算法面经手撕系列(3)--手撕LayerNormlization
LayerNormlization
在许多的语言模型如Bert里,虽然都是说做的LayerNormlization,但计算均值和方差只会沿着channel维度做,并不是沿着seq_L和channel维度一起做,参考:BERT用的LayerNorm可能不是你认为的那个Layer Norm
LayerNormlization计算流程:
- init里初始化C_in大小的scale和shift向量
- 沿Channel维度计算均值和方差
- 归一化
代码
LayerNorm(InstanceNorm)实现如下:
class LayerNormalization(nn.Module):
def __init__(self,hidden_dim,eps=1e-6):
super(LayerNormalization, self).__init__()
self.eps=eps
self.gamma=nn.Parameter(torch.ones(hidden_dim))

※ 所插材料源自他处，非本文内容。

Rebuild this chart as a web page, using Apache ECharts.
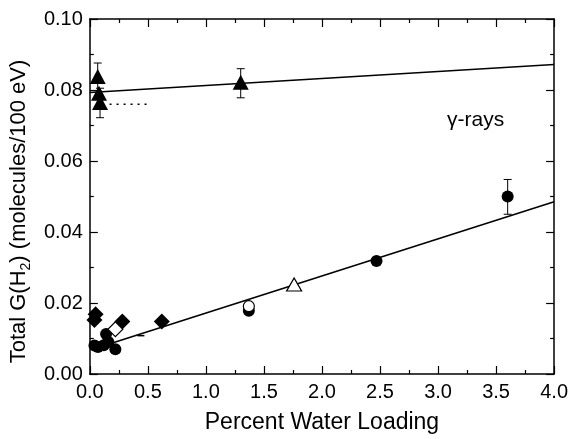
<!DOCTYPE html>
<html>
<head>
<meta charset="utf-8">
<script src="https://cdn.jsdelivr.net/npm/echarts@6/dist/echarts.min.js"></script>
<style>
html,body{margin:0;padding:0;background:#fff;}
#c{width:571px;height:439px;}
</style>
</head>
<body>
<div id="c"></div>
<script>
// ---- data ----
const xTicks = [0.0, 0.5, 1.0, 1.5, 2.0, 2.5, 3.0, 3.5, 4.0];
const yTicks = [0.00, 0.02, 0.04, 0.06, 0.08, 0.10];

// gamma-ray data (filled triangles)
const triFilledX = [0.068, 0.079, 0.088, 1.30];
const triFilledY = [0.0838, 0.0791, 0.0765, 0.0822];
// open triangle
const triOpenX = [1.76];
const triOpenY = [0.0252];
// filled circles
const circFilledX = [0.04, 0.07, 0.12, 0.14, 0.16, 0.22, 1.37, 2.47, 3.60];
const circFilledY = [0.0080, 0.0076, 0.0081, 0.0113, 0.0090, 0.0070, 0.0178, 0.0318, 0.0500];
// open circle
const circOpenX = [1.37];
const circOpenY = [0.0191];
// filled diamonds
const diaFilledX = [0.05, 0.04, 0.28, 0.62];
const diaFilledY = [0.0168, 0.0152, 0.0148, 0.0148];
// open diamond
const diaOpenX = [0.22];
const diaOpenY = [0.0126];
// dash markers
const dashX = [0.44];
const dashY = [0.0108];
// error bars: x, low, high
const errX = [0.068, 0.088, 1.30, 3.60];
const errLow = [0.0798, 0.0722, 0.0778, 0.0450];
const errHigh = [0.0876, 0.0805, 0.0860, 0.0548];
// fit lines
const gammaLineX = [0.0, 4.0];
const gammaLineY = [0.0793, 0.0872];
const waterLineX = [0.18, 4.0];
const waterLineY = [0.0086, 0.0485];
// dotted reference segment
const dottedX = [0.17, 0.50];
const dottedY = [0.0760, 0.0760];

const zip = (a, b) => a.map((v, i) => [v, b[i]]);
const FONT = '"Liberation Sans", Arial, sans-serif';

const chart = echarts.init(document.getElementById('c'), null, {renderer: 'canvas'});

const axisCommon = {
  axisLine: {show: true, onZero: false, lineStyle: {color: '#000', width: 1.5}},
  axisTick: {show: true, inside: true, length: 8, lineStyle: {color: '#000', width: 1.2}},
  minorTick: {show: true, splitNumber: 2, length: 4, lineStyle: {color: '#000', width: 1.2}},
  splitLine: {show: false},
  minorSplitLine: {show: false}
};

const scatter = (name, xs, ys, symbol, size, fill, z) => ({
  name, type: 'scatter', data: zip(xs, ys), symbol, symbolSize: size,
  itemStyle: {color: fill, borderColor: '#000', borderWidth: fill === '#fff' ? 1.2 : 0, opacity: 1},
  z: z || 3, silent: true
});

const option = {
  animation: false,
  backgroundColor: '#fff',
  grid: {left: 88, right: 13, top: 19, bottom: 61, containLabel: false},
  xAxis: [
    Object.assign({
      type: 'value', min: 0, max: 4, interval: 0.5, position: 'bottom',
      name: 'Percent Water Loading', nameLocation: 'middle', nameGap: 37,
      nameTextStyle: {fontFamily: FONT, fontSize: 23, color: '#000'},
      axisLabel: {show: true, margin: 8, fontFamily: FONT, fontSize: 20, color: '#000',
        formatter: v => xTicks.includes(v) ? v.toFixed(1) : ''}
    }, axisCommon),
    Object.assign({
      type: 'value', min: 0, max: 4, interval: 0.5, position: 'top',
      axisLabel: {show: false}
    }, axisCommon)
  ],
  yAxis: [
    Object.assign({
      type: 'value', min: 0, max: 0.1, interval: 0.02, position: 'left',
      name: '{n|Total G(H}{s|2}{n|) (molecules/100 eV)}', nameLocation: 'middle', nameGap: 52,
      nameTextStyle: {fontFamily: FONT, fontSize: 22, color: '#000', padding: [0, 30, 0, 0],
        rich: {
          n: {fontFamily: FONT, fontSize: 22, color: '#000', lineHeight: 28},
          s: {fontFamily: FONT, fontSize: 14, color: '#000', verticalAlign: 'bottom', lineHeight: 14}
        }},
      axisLabel: {show: true, margin: 7, fontFamily: FONT, fontSize: 20, color: '#000',
        formatter: v => v.toFixed(2)}
    }, axisCommon),
    Object.assign({
      type: 'value', min: 0, max: 0.1, interval: 0.02, position: 'right',
      axisLabel: {show: false}
    }, axisCommon)
  ],
  graphic: [{
    type: 'text', left: 447, top: 110, silent: true,
    style: {text: 'γ-rays', font: '21px ' + FONT, fill: '#000'}
  }],
  series: [
    {type: 'line', data: zip(gammaLineX, gammaLineY), symbol: 'none',
      lineStyle: {color: '#000', width: 1.6}, z: 2, silent: true},
    {type: 'line', data: zip(waterLineX, waterLineY), symbol: 'none',
      lineStyle: {color: '#000', width: 1.6}, z: 2, silent: true},
    {type: 'line', data: zip(dottedX, dottedY), symbol: 'none',
      lineStyle: {color: '#000', width: 1.6, type: [2, 5]}, z: 2, silent: true},
    {type: 'custom', z: 2, silent: true,
      data: errX.map((x, i) => [x, errLow[i], errHigh[i]]),
      renderItem: (params, api) => {
        const lo = api.coord([api.value(0), api.value(1)]);
        const hi = api.coord([api.value(0), api.value(2)]);
        const w = 4;
        const st = {stroke: '#000', lineWidth: 1};
        return {type: 'group', children: [
          {type: 'line', shape: {x1: lo[0], y1: lo[1], x2: hi[0], y2: hi[1]}, style: st},
          {type: 'line', shape: {x1: lo[0] - w, y1: lo[1], x2: lo[0] + w, y2: lo[1]}, style: st},
          {type: 'line', shape: {x1: hi[0] - w, y1: hi[1], x2: hi[0] + w, y2: hi[1]}, style: st}
        ]};
      }},
    scatter('triFilled', triFilledX, triFilledY, 'triangle', [16, 15], '#000', 4),
    scatter('triOpen', triOpenX, triOpenY, 'triangle', [15, 13], '#fff', 5),
    scatter('circFilled', circFilledX, circFilledY, 'circle', 12, '#000', 4),
    scatter('circOpen', circOpenX, circOpenY, 'circle', 11, '#fff', 5),
    scatter('diaFilled', diaFilledX, diaFilledY, 'diamond', [16, 16], '#000', 4),
    scatter('diaOpen', diaOpenX, diaOpenY, 'diamond', [15, 15], '#fff', 5),
    scatter('dash', dashX, dashY, 'rect', [7, 1.5], '#000', 4)
  ]
};
chart.setOption(option);
</script>
</body>
</html>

self.beta=nn.Parameter(torch.zeros(hidden_dim))
def forward(self,x):
B,seq_L,C=x.shape
mean=x.mean(dim=-1,keepdim=True)
std=x.std(dim=-1,keepdim=True)
out=(x-mean)/(std+self.eps)
out=out*self.gamma+self.beta
return out
if __name__=="__main__":
tensor_input=torch.rand(5,10,8)
model=LayerNormalization(8)
res=model(tensor_input)
print(res)